RR, in my opinion, the only person who needs to keep a criminal defense lawyer on retainer is a professional criminal. However, it doesn't hurt to know who you're going to hire if you're in trouble, and pay him or her for an hour of their time to explain to you the "mood of the courts" (which is largely the mood of the prosecutor's office) as regards defensive shootings in your particular jurisdiction. That's an entirely different thing from having one on retainer.
While not every case needs an expert, many do. Rules of engagement as generally taught and practiced; speed of action/reaction and similar paradigms (explaining why an attacker might have been hit in the back, for instance), explaining why a suspect might have taken multiple hits and still presented a threat, demonstrating how quickly the defendant might have been killed if he or she had not fired, etc.
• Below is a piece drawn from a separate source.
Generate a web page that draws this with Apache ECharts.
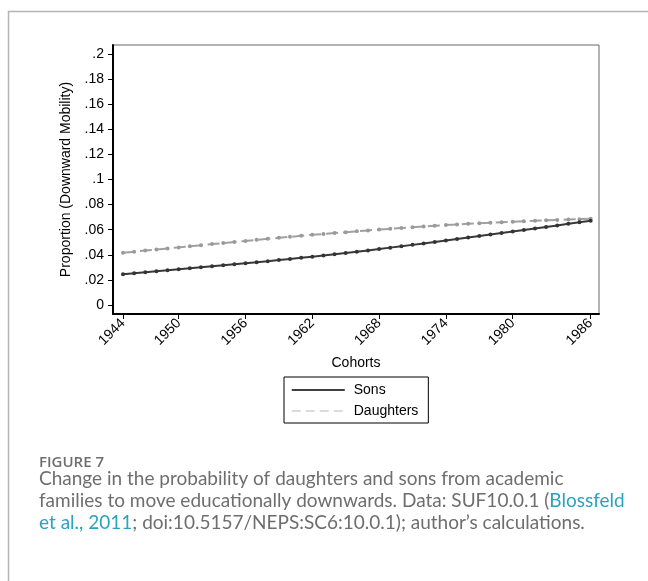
<!DOCTYPE html>
<html>
<head>
<meta charset="utf-8">
<script src="https://cdn.jsdelivr.net/npm/echarts@6/dist/echarts.min.js"></script>
<style>
  html, body { margin: 0; padding: 0; background: #fff; }
  #chart { width: 648px; height: 581px; }
</style>
</head>
<body>
<div id="chart"></div>
<script>
// Birth cohorts on the x axis
const cohorts = [
  1944, 1945, 1946, 1947, 1948, 1949, 1950, 1951, 1952, 1953, 1954,
  1955, 1956, 1957, 1958, 1959, 1960, 1961, 1962, 1963, 1964, 1965,
  1966, 1967, 1968, 1969, 1970, 1971, 1972, 1973, 1974, 1975, 1976,
  1977, 1978, 1979, 1980, 1981, 1982, 1983, 1984, 1985, 1986
];

// Predicted proportion moving educationally downwards
const sons = [
  0.0244, 0.0252, 0.0260, 0.0268, 0.0276, 0.0284, 0.0292, 0.0300, 0.0308, 0.0316, 0.0324,
  0.0332, 0.0341, 0.0349, 0.0358, 0.0367, 0.0376, 0.0385, 0.0395, 0.0405, 0.0415, 0.0425,
  0.0435, 0.0446, 0.0457, 0.0468, 0.0479, 0.0490, 0.0501, 0.0513, 0.0525, 0.0537, 0.0549,
  0.0561, 0.0573, 0.0585, 0.0597, 0.0609, 0.0622, 0.0634, 0.0647, 0.0660, 0.0672
];
const daughters = [
  0.0417, 0.0425, 0.0434, 0.0442, 0.0451, 0.0459, 0.0468, 0.0476, 0.0485, 0.0493, 0.0502,
  0.0510, 0.0519, 0.0527, 0.0535, 0.0543, 0.0551, 0.0559, 0.0566, 0.0573, 0.0580, 0.0587,
  0.0594, 0.0601, 0.0607, 0.0613, 0.0619, 0.0625, 0.0631, 0.0637, 0.0642, 0.0647, 0.0651,
  0.0656, 0.0660, 0.0664, 0.0668, 0.0671, 0.0675, 0.0678, 0.0681, 0.0684, 0.0687
];

// Labelled x ticks (cohort position and the text printed there)
const xTickCohorts = [1944, 1949, 1955, 1961, 1967, 1973, 1979, 1986];
const xTickLabels = ['1944', '1950', '1956', '1962', '1968', '1974', '1980', '1986'];

// y ticks and their printed labels
const yTicks = [0, 0.02, 0.04, 0.06, 0.08, 0.1, 0.12, 0.14, 0.16, 0.18, 0.2];
const yTickLabels = ['0', '.02', '.04', '.06', '.08', '.1', '.12', '.14', '.16', '.18', '.2'];

const captionTitle = 'FIGURE 7';
const captionLines = [
  'Change in the probability of daughters and sons from academic',
  'families to move educationally downwards. Data: SUF10.0.1 (',
  '; doi:10.5157/NEPS:SC6:10.0.1); author\u2019s calculations.'
];
const citeParts = ['Blossfeld', 'et al., 2011'];

const axisFont = 'Liberation Sans, Arial, sans-serif';
const capFont = 'Lato, "Open Sans", sans-serif';
const capColor = '#6e6e6e';
const linkColor = '#2aa3bd';

const sonsData = cohorts.map((c, i) => [c, sons[i]]);
const daughtersData = cohorts.map((c, i) => [c, daughters[i]]);

const chart = echarts.init(document.getElementById('chart'), null, { renderer: 'canvas' });

chart.setOption({
  backgroundColor: '#ffffff',
  animation: false,
  grid: {
    left: 113, right: 49, top: 45, bottom: 267,
    show: true, borderColor: '#666', borderWidth: 1, backgroundColor: 'transparent'
  },
  xAxis: {
    type: 'value',
    min: 1943.1,
    max: 1986.75,
    name: 'Cohorts',
    nameLocation: 'middle',
    nameGap: 42,
    nameTextStyle: { fontFamily: axisFont, fontSize: 14, color: '#000' },
    axisLine: { show: true, onZero: false, lineStyle: { color: '#000', width: 2 } },
    axisTick: { show: true, length: 5, customValues: xTickCohorts, lineStyle: { color: '#000', width: 1 } },
    axisLabel: {
      customValues: xTickCohorts,
      rotate: 45,
      margin: 7,
      fontFamily: axisFont, fontSize: 14, color: '#000',
      formatter: v => xTickLabels[xTickCohorts.indexOf(v)]
    },
    splitLine: { show: false }
  },
  yAxis: {
    type: 'value',
    min: -0.0072,
    max: 0.2072,
    name: 'Proportion (Downward Mobility)',
    nameLocation: 'middle',
    nameGap: 37,
    nameTextStyle: { fontFamily: axisFont, fontSize: 14, color: '#000' },
    axisLine: { show: true, onZero: false, lineStyle: { color: '#000', width: 2 } },
    axisTick: { show: true, length: 5, customValues: yTicks, lineStyle: { color: '#000', width: 1 } },
    axisLabel: {
      customValues: yTicks,
      margin: 9,
      fontFamily: axisFont, fontSize: 14, color: '#000',
      formatter: v => yTickLabels[yTicks.indexOf(v)]
    },
    splitLine: { show: false }
  },
  legend: {
    orient: 'vertical',
    left: 284,
    top: 377,
    backgroundColor: '#fff',
    borderColor: '#000',
    borderWidth: 1,
    borderRadius: 0,
    padding: [6, 10, 5, 7],
    itemWidth: 53,
    itemHeight: 12,
    itemGap: 7,
    selectedMode: false,
    textStyle: { fontFamily: axisFont, fontSize: 14, color: '#000', padding: [0, 0, 0, 4] },
    data: [
      { name: 'Sons', itemStyle: { opacity: 0 }, lineStyle: { color: '#000', width: 1.5, type: 'solid' } },
      { name: 'Daughters', itemStyle: { opacity: 0 }, lineStyle: { color: '#cfcfcf', width: 1.5, type: [9, 5] } }
    ]
  },
  series: [
    {
      name: 'Sons',
      type: 'line',
      data: sonsData,
      symbol: 'circle',
      symbolSize: 4,
      showAllSymbol: true,
      z: 3,
      itemStyle: { color: '#333' },
      lineStyle: { color: '#383838', width: 2 }
    },
    {
      name: 'Daughters',
      type: 'line',
      data: daughtersData,
      symbol: 'circle',
      symbolSize: 4,
      showAllSymbol: true,
      z: 2,
      itemStyle: { color: '#9a9a9a' },
      lineStyle: { color: '#a0a0a0', width: 2, type: [12, 5] }
    }
  ],
  graphic: [
    {
      type: 'rect',
      silent: true,
      shape: { x: 8.5, y: 11.5, width: 700, height: 600 },
      style: { fill: 'none', stroke: '#b4b4b4', lineWidth: 1.5 }
    },
    {
      type: 'text',
      left: 39, top: 455,
      style: { text: captionTitle, font: '600 15px "Open Sans", Lato, sans-serif', fill: capColor }
    },
    {
      type: 'text',
      left: 39, top: 469,
      style: { text: captionLines[0], font: '19px ' + capFont, fill: capColor }
    },
    {
      type: 'text',
      left: 39, top: 491,
      style: {
        text: captionLines[1] + '{l|' + citeParts[0] + '}',
        font: '19px ' + capFont, fill: capColor,
        rich: { l: { font: '19px ' + capFont, fill: linkColor } }
      }
    },
    {
      type: 'text',
      left: 39, top: 513,
      style: {
        text: '{l|' + citeParts[1] + '}' + captionLines[2],
        font: '19px ' + capFont, fill: capColor,
        rich: { l: { font: '19px ' + capFont, fill: linkColor } }
      }
    }
  ]
});
</script>
</body>
</html>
The only difference between civilians and cops in this regard is that the police generally have more of their own trainers who can be brought in by the defense as material witnesses to explain why the officer was taught to do as he did.
For you, or anyone else who's interested in how the whole expert witness thing works, I can recommend Adam Kasanof's book "How to be an Expert Witness" (Ulpian Press, Arlington, VA, 2006). Adam is an attorney, a retired member of the NYPD, and a gunfight survivor, and he learned at the knee of his father, the late Bob Kasanof, whom I worked with back in the '80s and who was one of NYC's great defense lawyers.